Prompt: Write the data out again exactly, with no pictures.

Given material:

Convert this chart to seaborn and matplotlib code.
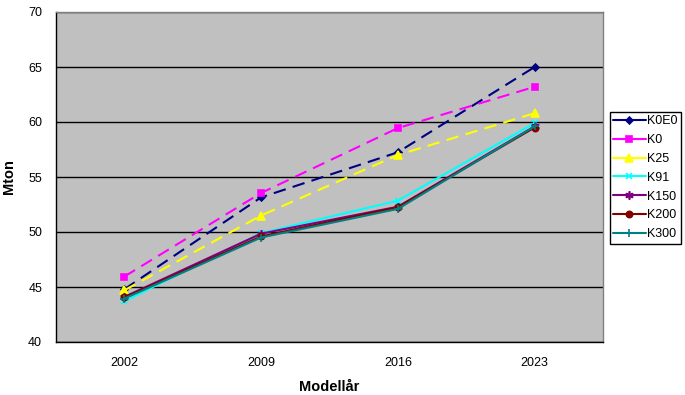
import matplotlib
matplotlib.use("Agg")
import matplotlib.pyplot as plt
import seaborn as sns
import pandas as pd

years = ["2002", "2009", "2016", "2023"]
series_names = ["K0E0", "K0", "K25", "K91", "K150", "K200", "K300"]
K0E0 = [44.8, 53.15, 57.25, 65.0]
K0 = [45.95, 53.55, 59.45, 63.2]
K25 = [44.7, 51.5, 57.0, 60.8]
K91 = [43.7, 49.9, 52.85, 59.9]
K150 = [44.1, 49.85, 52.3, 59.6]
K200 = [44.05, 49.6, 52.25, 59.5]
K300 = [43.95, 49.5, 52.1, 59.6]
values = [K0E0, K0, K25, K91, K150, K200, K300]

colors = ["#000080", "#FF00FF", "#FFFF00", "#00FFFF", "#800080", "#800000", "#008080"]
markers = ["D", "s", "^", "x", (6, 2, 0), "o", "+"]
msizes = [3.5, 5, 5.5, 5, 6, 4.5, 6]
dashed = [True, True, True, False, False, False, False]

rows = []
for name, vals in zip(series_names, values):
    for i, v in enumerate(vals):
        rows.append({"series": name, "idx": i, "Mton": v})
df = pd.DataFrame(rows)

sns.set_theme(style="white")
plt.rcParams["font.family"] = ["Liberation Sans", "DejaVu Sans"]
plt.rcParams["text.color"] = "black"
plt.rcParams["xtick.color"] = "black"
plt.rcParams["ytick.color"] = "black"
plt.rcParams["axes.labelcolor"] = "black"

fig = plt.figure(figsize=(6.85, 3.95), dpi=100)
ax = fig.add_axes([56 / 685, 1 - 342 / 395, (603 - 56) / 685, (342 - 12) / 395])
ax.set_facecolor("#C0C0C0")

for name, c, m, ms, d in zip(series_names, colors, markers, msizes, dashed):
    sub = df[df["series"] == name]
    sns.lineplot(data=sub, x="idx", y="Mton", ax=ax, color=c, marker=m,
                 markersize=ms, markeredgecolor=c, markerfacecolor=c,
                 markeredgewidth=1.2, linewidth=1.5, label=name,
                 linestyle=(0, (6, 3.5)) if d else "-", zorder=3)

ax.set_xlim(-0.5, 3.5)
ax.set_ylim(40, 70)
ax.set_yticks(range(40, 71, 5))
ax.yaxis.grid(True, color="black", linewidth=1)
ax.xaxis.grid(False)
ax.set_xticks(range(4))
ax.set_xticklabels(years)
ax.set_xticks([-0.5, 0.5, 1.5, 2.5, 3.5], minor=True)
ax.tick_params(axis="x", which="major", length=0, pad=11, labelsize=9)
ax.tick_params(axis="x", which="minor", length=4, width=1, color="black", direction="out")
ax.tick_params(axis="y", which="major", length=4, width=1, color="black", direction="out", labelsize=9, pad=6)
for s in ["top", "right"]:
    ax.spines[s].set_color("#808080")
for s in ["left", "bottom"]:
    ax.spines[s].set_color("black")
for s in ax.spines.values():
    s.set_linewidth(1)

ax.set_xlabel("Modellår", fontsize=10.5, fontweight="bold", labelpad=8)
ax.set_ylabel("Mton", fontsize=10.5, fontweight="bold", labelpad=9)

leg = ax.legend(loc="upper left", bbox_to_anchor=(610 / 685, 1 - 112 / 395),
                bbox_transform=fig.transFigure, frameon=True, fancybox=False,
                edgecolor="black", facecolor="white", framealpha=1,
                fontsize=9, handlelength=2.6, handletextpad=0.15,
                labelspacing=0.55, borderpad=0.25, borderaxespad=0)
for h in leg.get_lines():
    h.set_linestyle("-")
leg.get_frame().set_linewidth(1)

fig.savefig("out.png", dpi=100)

Result:
Convert this chart to seaborn and matplotlib code.
import matplotlib
matplotlib.use("Agg")
import matplotlib.pyplot as plt
import seaborn as sns
import pandas as pd

years = ["2002", "2009", "2016", "2023"]
series_names = ["K0E0", "K0", "K25", "K91", "K150", "K200", "K300"]
K0E0 = [44.8, 53.15, 57.25, 65.0]
K0 = [45.95, 53.55, 59.45, 63.2]
K25 = [44.7, 51.5, 57.0, 60.8]
K91 = [43.7, 49.9, 52.85, 59.9]
K150 = [44.1, 49.85, 52.3, 59.6]
K200 = [44.05, 49.6, 52.25, 59.5]
K300 = [43.95, 49.5, 52.1, 59.6]
values = [K0E0, K0, K25, K91, K150, K200, K300]

colors = ["#000080", "#FF00FF", "#FFFF00", "#00FFFF", "#800080", "#800000", "#008080"]
markers = ["D", "s", "^", "x", (6, 2, 0), "o", "+"]
msizes = [3.5, 5, 5.5, 5, 6, 4.5, 6]
dashed = [True, True, True, False, False, False, False]

rows = []
for name, vals in zip(series_names, values):
    for i, v in enumerate(vals):
        rows.append({"series": name, "idx": i, "Mton": v})
df = pd.DataFrame(rows)

sns.set_theme(style="white")
plt.rcParams["font.family"] = ["Liberation Sans", "DejaVu Sans"]
plt.rcParams["text.color"] = "black"
plt.rcParams["xtick.color"] = "black"
plt.rcParams["ytick.color"] = "black"
plt.rcParams["axes.labelcolor"] = "black"

fig = plt.figure(figsize=(6.85, 3.95), dpi=100)
ax = fig.add_axes([56 / 685, 1 - 342 / 395, (603 - 56) / 685, (342 - 12) / 395])
ax.set_facecolor("#C0C0C0")

for name, c, m, ms, d in zip(series_names, colors, markers, msizes, dashed):
    sub = df[df["series"] == name]
    sns.lineplot(data=sub, x="idx", y="Mton", ax=ax, color=c, marker=m,
                 markersize=ms, markeredgecolor=c, markerfacecolor=c,
                 markeredgewidth=1.2, linewidth=1.5, label=name,
                 linestyle=(0, (6, 3.5)) if d else "-", zorder=3)

ax.set_xlim(-0.5, 3.5)
ax.set_ylim(40, 70)
ax.set_yticks(range(40, 71, 5))
ax.yaxis.grid(True, color="black", linewidth=1)
ax.xaxis.grid(False)
ax.set_xticks(range(4))
ax.set_xticklabels(years)
ax.set_xticks([-0.5, 0.5, 1.5, 2.5, 3.5], minor=True)
ax.tick_params(axis="x", which="major", length=0, pad=11, labelsize=9)
ax.tick_params(axis="x", which="minor", length=4, width=1, color="black", direction="out")
ax.tick_params(axis="y", which="major", length=4, width=1, color="black", direction="out", labelsize=9, pad=6)
for s in ["top", "right"]:
    ax.spines[s].set_color("#808080")
for s in ["left", "bottom"]:
    ax.spines[s].set_color("black")
for s in ax.spines.values():
    s.set_linewidth(1)

ax.set_xlabel("Modellår", fontsize=10.5, fontweight="bold", labelpad=8)
ax.set_ylabel("Mton", fontsize=10.5, fontweight="bold", labelpad=9)

leg = ax.legend(loc="upper left", bbox_to_anchor=(610 / 685, 1 - 112 / 395),
                bbox_transform=fig.transFigure, frameon=True, fancybox=False,
                edgecolor="black", facecolor="white", framealpha=1,
                fontsize=9, handlelength=2.6, handletextpad=0.15,
                labelspacing=0.55, borderpad=0.25, borderaxespad=0)
for h in leg.get_lines():
    h.set_linestyle("-")
leg.get_frame().set_linewidth(1)

fig.savefig("out.png", dpi=100)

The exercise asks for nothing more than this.